[Task to complete]
Leaving out every picture, copy the lines of the data exactly, from the first through the line containing "(0,0) rectangle (848,481);".

[Data]
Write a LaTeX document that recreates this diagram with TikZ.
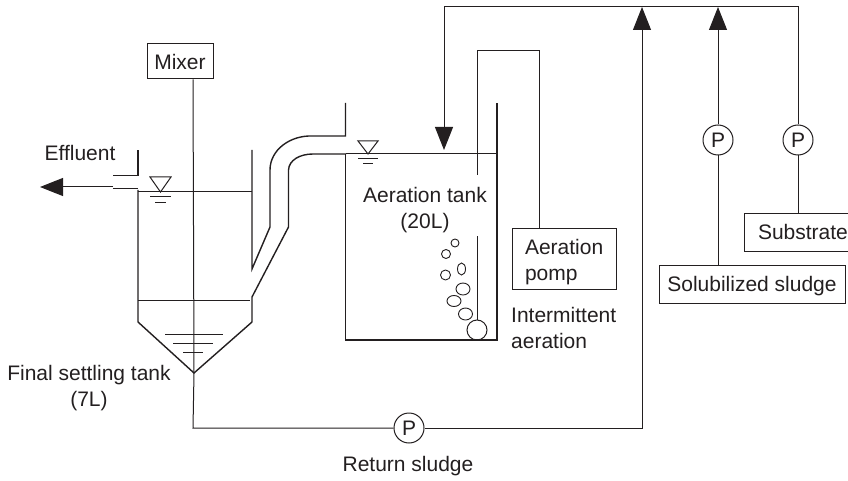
\documentclass[tikz,border=0pt]{standalone}
\usepackage{xcolor}
\usepackage{fontspec}
\setmainfont{Liberation Sans}
\usepackage{tikz}
\usetikzlibrary{arrows.meta, positioning, calc}
\definecolor{inkline}{HTML}{231F20}
\tikzstyle{unit} = [rectangle, draw=inkline, line width=1pt, inner sep=0pt, text=inkline]
\tikzstyle{pump} = [circle, draw=inkline, line width=1pt, fill=white, minimum size=30pt, inner sep=0pt, text=inkline]
\tikzstyle{label} = [inner sep=0pt, align=center, text=inkline]
\tikzstyle{pipe} = [draw=inkline, line width=1pt]
\tikzstyle{wall} = [draw=inkline, line width=1.4pt]
\tikzstyle{arrow} = [pipe, -{Triangle[length=23pt,width=18pt]}]
\tikzstyle{bubble} = [draw=inkline, line width=0.9pt, fill=white]

\begin{document}
\begin{tikzpicture}[x=1pt, y=-1pt, font=\fontsize{21}{26}\selectfont]
\useasboundingbox (0,0) rectangle (848,481);

\coordinate (tipL) at (194,373);
\coordinate (feedTop) at (444,7);
\coordinate (feedEnd) at (444,150);
\coordinate (returnEnd) at (642,7);
\coordinate (solEnd) at (718,7);
\coordinate (subTop) at (798,7);
\coordinate (returnLow) at (193,428);
\coordinate (shaftTop) at (193,79);
\coordinate (effluentEnd) at (40,187);
\coordinate (outlet) at (113,187);
\coordinate (airCorner) at (539,51);
\coordinate (airTop) at (477,51);
\coordinate (airGapA) at (477,175);
\coordinate (airGapB) at (477,236);

% units
\node (mixer) [unit, minimum width=66pt, minimum height=35pt] at (180,61.5) {Mixer};
\node (pomp) [unit, minimum width=104pt, minimum height=61pt, text width=78pt, align=left] at (564,258.5) {\rule{0pt}{23pt}Aeration\\pomp};
\node (sol) [unit, minimum width=186pt, minimum height=38pt, text depth=0pt] at (752,284) {Solubilized sludge};
\node (sub) [unit, minimum width=130pt, minimum height=38pt, text width=102pt, align=left] at (809,232) {Substrate};
\node (pumpS) [pump] at (718,140) {P};
\node (pumpW) [pump] at (798,140) {P};
\node (pumpR) [pump] at (409,428) {P};
\node (diffuser) [circle, draw=inkline, line width=1pt, minimum size=20pt, inner sep=0pt] at (477,330) {};

% texts
\node (effluent) [label] at (80,153) {Effluent};
\node (settling) [label] at (89,388) {Final settling tank\\(7L)};
\node (aeration) [label] at (425,210) {Aeration tank\\(20L)};
\node (intermittent) [label, align=left, anchor=west] at (511,328) {Intermittent\\aeration};
\node (returnText) [label] at (408,466) {Return sludge};

% final settling tank
\draw [wall] (138,190) -- (138,322) -- (tipL) -- (252,322) -- (252,297) -- (288.5,227) -- (288.5,170)
  .. controls (289,160) and (300,154) .. (313,154) -- (346,154);
\draw [wall] (252,150) -- (252,269) -- (270,227) -- (270,170)
  .. controls (270,150) and (290,135) .. (313,136) -- (345.5,136) -- (345.5,103);
\draw [wall] (113,175.5) -- (138,175.5) -- (138,150);
\draw [wall] (113,188.5) -- (138,188.5);
\draw [pipe] (138,192) -- (252,192);
\draw [pipe] (138,300) -- (250,300);
\draw [pipe] (165,334) -- (223,334);
\draw [pipe] (173,343.5) -- (213,343.5);
\draw [pipe] (183,352) -- (203,352);
\draw [pipe] (150,177) -- (171,177) -- (160.5,192) -- cycle;
\draw [pipe] (150,197) -- (171,197);
\draw [pipe] (155,202) -- (166,202);

% aeration tank
\draw [wall] (345.5,154) -- (345.5,340) -- (497,340) -- (497,103);
\draw [pipe] (345.5,154) -- (497,154);
\draw [pipe] (358,141) -- (378,141) -- (368,154) -- cycle;
\draw [pipe] (358,159) -- (378,159);
\draw [pipe] (363,164) -- (373,164);
\draw [pipe] (pomp.north -| airCorner) -- (airCorner) -- (airTop) -- (airGapA);
\draw [pipe] (airGapB) -- (diffuser);
\draw [bubble] (455,243) circle [radius=4];
\draw [bubble] (446,254) circle [radius=4.5];
\draw [bubble] (445.5,275) circle [radius=5];
\draw [bubble] (461.5,269) ellipse [x radius=4, y radius=6];
\draw [bubble] (463,289) ellipse [x radius=7, y radius=6];
\draw [bubble] (454,301) ellipse [x radius=7, y radius=5.5];
\draw [bubble] (465.5,314) ellipse [x radius=7, y radius=6];

% flows
\draw [pipe] (mixer.south -| shaftTop) -- (tipL);
\draw [pipe] (tipL) -- (returnLow) -- (pumpR);
\draw [arrow] (pumpR) -| (returnEnd);
\draw [arrow] (sol.north -| pumpS) -- (pumpS) -- (solEnd);
\draw [pipe] (sub.north -| pumpW) -- (pumpW) -- (subTop) -- (feedTop);
\draw [arrow] (feedTop) -- (feedEnd);
\draw [arrow] (outlet) -- (effluentEnd);

\end{tikzpicture}
\end{document}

[Task answer]
Write a LaTeX document that recreates this diagram with TikZ.
\documentclass[tikz,border=0pt]{standalone}
\usepackage{xcolor}
\usepackage{fontspec}
\setmainfont{Liberation Sans}
\usepackage{tikz}
\usetikzlibrary{arrows.meta, positioning, calc}
\definecolor{inkline}{HTML}{231F20}
\tikzstyle{unit} = [rectangle, draw=inkline, line width=1pt, inner sep=0pt, text=inkline]
\tikzstyle{pump} = [circle, draw=inkline, line width=1pt, fill=white, minimum size=30pt, inner sep=0pt, text=inkline]
\tikzstyle{label} = [inner sep=0pt, align=center, text=inkline]
\tikzstyle{pipe} = [draw=inkline, line width=1pt]
\tikzstyle{wall} = [draw=inkline, line width=1.4pt]
\tikzstyle{arrow} = [pipe, -{Triangle[length=23pt,width=18pt]}]
\tikzstyle{bubble} = [draw=inkline, line width=0.9pt, fill=white]

\begin{document}
\begin{tikzpicture}[x=1pt, y=-1pt, font=\fontsize{21}{26}\selectfont]
\useasboundingbox (0,0) rectangle (848,481);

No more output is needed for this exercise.